Mas a narrativa de McEwan também expõe conflitos extremos de outras religiões. O casal judeu ultraortodoxo se desentende por causa da formação das filhas e da tradição de que mulheres não precisam se dedicar ao estudo e ter profissão.
O muçulmano liberta a filha dos males do Ocidente, levando-a para Marrocos contra a vontade da mãe. O casal católico não autoriza a cirurgia corretiva para separar filhos siameses porque resultaria na morte deliberada de uma das crianças.
ENGANOS VERDADEIROS
Além do sofrimento pessoal e dos dilemas morais, sinceros e práticos que invadem o seu gabinete de trabalho, a juíza Fiona tem que lidar com o estranho assédio promovido pelo rapaz doente.
A construção ficcional que McEwan realiza em "A Balada de Adam Henry" se faz com precedentes judiciais verdadeiros.

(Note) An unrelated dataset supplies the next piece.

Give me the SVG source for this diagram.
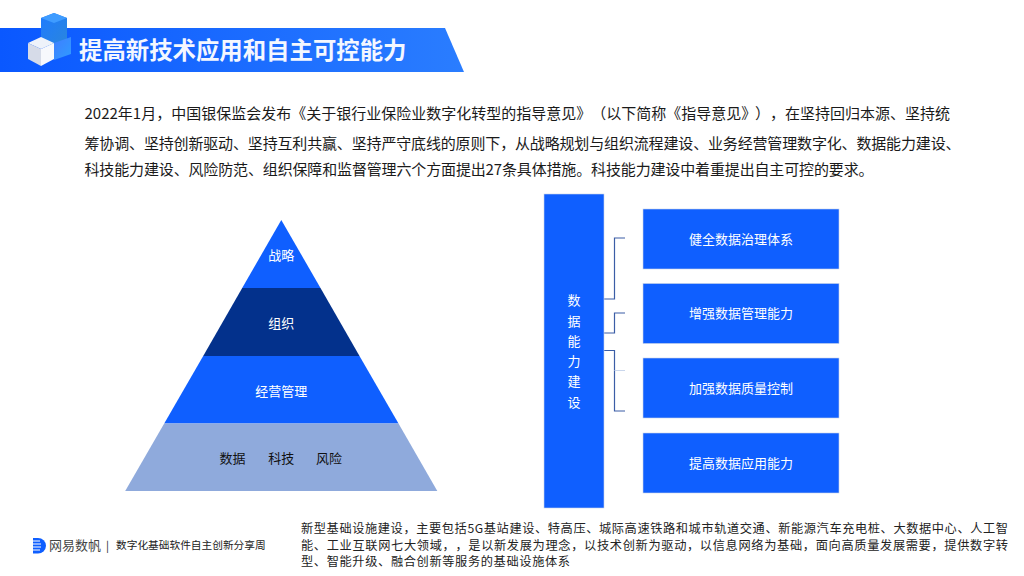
<svg xmlns="http://www.w3.org/2000/svg" width="1024" height="576" viewBox="0 0 1024 576">
<style>
text{font-family:"Noto Sans CJK SC","Liberation Sans",sans-serif;text-spacing-trim:space-all}
.body{font-size:15px;fill:#1a1a1a}
.foot{font-size:12.2px;fill:#222}
.w{font-size:13px;fill:#fff;text-anchor:middle}
.k{font-size:13px;fill:#111;text-anchor:middle}
.box{fill:#0f5fff;stroke:#c9d3e6;stroke-width:.6}
.conn{fill:none;stroke:#3b5da6;stroke-width:1.2}
</style>
<defs>
<linearGradient id="band" x1="0" x2="1" y1="0" y2="0"><stop offset="0" stop-color="#0a58ff"/><stop offset="1" stop-color="#2a7dff"/></linearGradient>
<linearGradient id="cubeTop" x1="0" x2="1" y1="0" y2="1"><stop offset="0" stop-color="#1f7bff"/><stop offset="1" stop-color="#2a86dc"/></linearGradient>
<linearGradient id="cubeSide" x1="0" x2="1" y1="0" y2="1"><stop offset="0" stop-color="#3f7eff"/><stop offset="1" stop-color="#2f9cff"/></linearGradient>
</defs>
<rect width="1024" height="576" fill="#fff"/>
<g id="header">
<polygon points="0,28 445,28 464,72 0,72" fill="url(#band)"/>
<g id="icon">
<polygon points="41,18 54,13 67,18 67,42 54,48 41,42" fill="url(#cubeTop)"/>
<polygon points="41,18 54,23 67,18 54,13" fill="#3f9cff"/>
<polygon points="54,43 71,37 71,54 54,60" fill="url(#cubeSide)"/>
<polygon points="28,43 41,37 54,43 41,49" fill="#eef2fa"/>
<polygon points="28,43 41,49 41,66 28,59" fill="#d6dbe8"/>
<polygon points="41,49 54,43 54,59 41,66" fill="#f7f8fc"/>
</g>
<text x="79" y="59" font-size="23.4" font-weight="700" fill="#f4f7ff">提高新技术应用和自主可控能力</text>
</g>
<g id="intro">
<text class="body" x="84.5" y="119">2022年1月，中国银保监会发布《关于银行业保险业数字化转型的指导意见》（以下简称《指导意见》<tspan x="755">）</tspan><tspan x="770">，</tspan><tspan x="785">在坚持回归本源、坚持统</tspan></text>
<text class="body" x="84.5" y="149" textLength="876" lengthAdjust="spacing">筹协调、坚持创新驱动、坚持互利共赢、坚持严守底线的原则下，从战略规划与组织流程建设、业务经营管理数字化、数据能力建设、</text>
<text class="body" x="84.5" y="175" textLength="789" lengthAdjust="spacing">科技能力建设、风险防范、组织保障和监督管理六个方面提出27条具体措施。科技能力建设中着重提出自主可控的要求。</text>
</g>
<g id="pyramid">
<g id="tier-strategy"><polygon points="281.3,220 320.5,288 242.2,288" fill="#0f5fff"/><text class="w" x="281.3" y="260">战略</text></g>
<g id="tier-org"><polygon points="242.2,288 320.5,288 359.5,356 203.2,356" fill="#03318c"/><text class="w" x="281.3" y="328">组织</text></g>
<g id="tier-ops"><polygon points="203.2,356 359.5,356 398.5,423.5 164.2,423.5" fill="#0f5fff"/><text class="w" x="281.3" y="396">经营管理</text></g>
<g id="tier-base"><polygon points="164.2,423.5 398.5,423.5 437.3,491 125.2,491" fill="#8faadc"/>
<text class="k" x="232.5" y="463">数据</text><text class="k" x="281.3" y="463">科技</text><text class="k" x="329" y="463">风险</text></g>
</g>
<g id="connectors">
<polyline class="conn" points="604,299 614.5,299 614.5,238 625,238"/>
<polyline class="conn" points="604,333 614.5,333 614.5,313 625,313"/>
<polyline class="conn" points="604,350.5 614.5,350.5 614.5,411 625,411"/>
<line x1="614.5" y1="370.5" x2="625" y2="370.5" stroke="#c9d6ec" stroke-width="1"/>
</g>
<g id="root-node"><rect class="box" x="544" y="194" width="60" height="314"/>
<text class="w" x="574" y="305">数</text><text class="w" x="574" y="325.5">据</text><text class="w" x="574" y="346">能</text><text class="w" x="574" y="366">力</text><text class="w" x="574" y="386">建</text><text class="w" x="574" y="407">设</text></g>
<g id="node-1"><rect class="box" x="643" y="209" width="196" height="60"/><text class="w" x="741" y="243.5">健全数据治理体系</text></g>
<g id="node-2"><rect class="box" x="643" y="283.5" width="196" height="60"/><text class="w" x="741" y="318">增强数据管理能力</text></g>
<g id="node-3"><rect class="box" x="643" y="358" width="196" height="60"/><text class="w" x="741" y="392.5">加强数据质量控制</text></g>
<g id="node-4"><rect class="box" x="643" y="433" width="196" height="60"/><text class="w" x="741" y="467.5">提高数据应用能力</text></g>
<g id="footer-logo">
<path d="M33,538 h5 a8,7.8 0 0 1 0,15.6 h-5 z" fill="#0f5fff"/>
<g stroke="#fff" stroke-width="1"><line x1="33" y1="541" x2="40" y2="541"/><line x1="33" y1="544" x2="41" y2="544"/><line x1="33" y1="547" x2="41" y2="547"/><line x1="33" y1="550" x2="40" y2="550"/></g>
<text x="49" y="550" font-size="13" fill="#444">网易数帆</text>
<text x="106" y="550" font-size="11" fill="#222">|</text>
<text x="116" y="549" font-size="10.7" fill="#222">数字化基础软件自主创新分享周</text>
</g>
<g id="footnote">
<text class="foot" x="301" y="533" textLength="707" lengthAdjust="spacing">新型基础设施建设，主要包括5G基站建设、特高压、城际高速铁路和城市轨道交通、新能源汽车充电桩、大数据中心、人工智</text>
<text class="foot" x="301" y="550" textLength="707" lengthAdjust="spacing">能、工业互联网七大领域，，是以新发展为理念，以技术创新为驱动，以信息网络为基础，面向高质量发展需要，提供数字转</text>
<text class="foot" x="301" y="566" textLength="269" lengthAdjust="spacing">型、智能升级、融合创新等服务的基础设施体系</text>
</g>
</svg>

Assim, o constrangedor encontro de Fiona Maye, nos corredores do fórum, com um juiz bem-humorado e falante, protagonista de um dos mais escandalosos erros judiciários dos tempos modernos, é uma alusão ao episódio real da inglesa Sally Clark, condenada injustamente à prisão perpétua pelo homicídio de dois filhos bebês.
Trata-se de um mundo onde é comum o esquecimento dos enganos cometidos pelos outros. McEwan, com a escrita envolvente que marca os seus romances, entrelaça melancolia e rotina.
Aborda também o envelhecimento de uma mulher que optou por não ter filhos para se dedicar à Justiça e que agora, aos 60 anos, sente-se ameaçada pelo "verme da suspeita" que infesta o seu passado.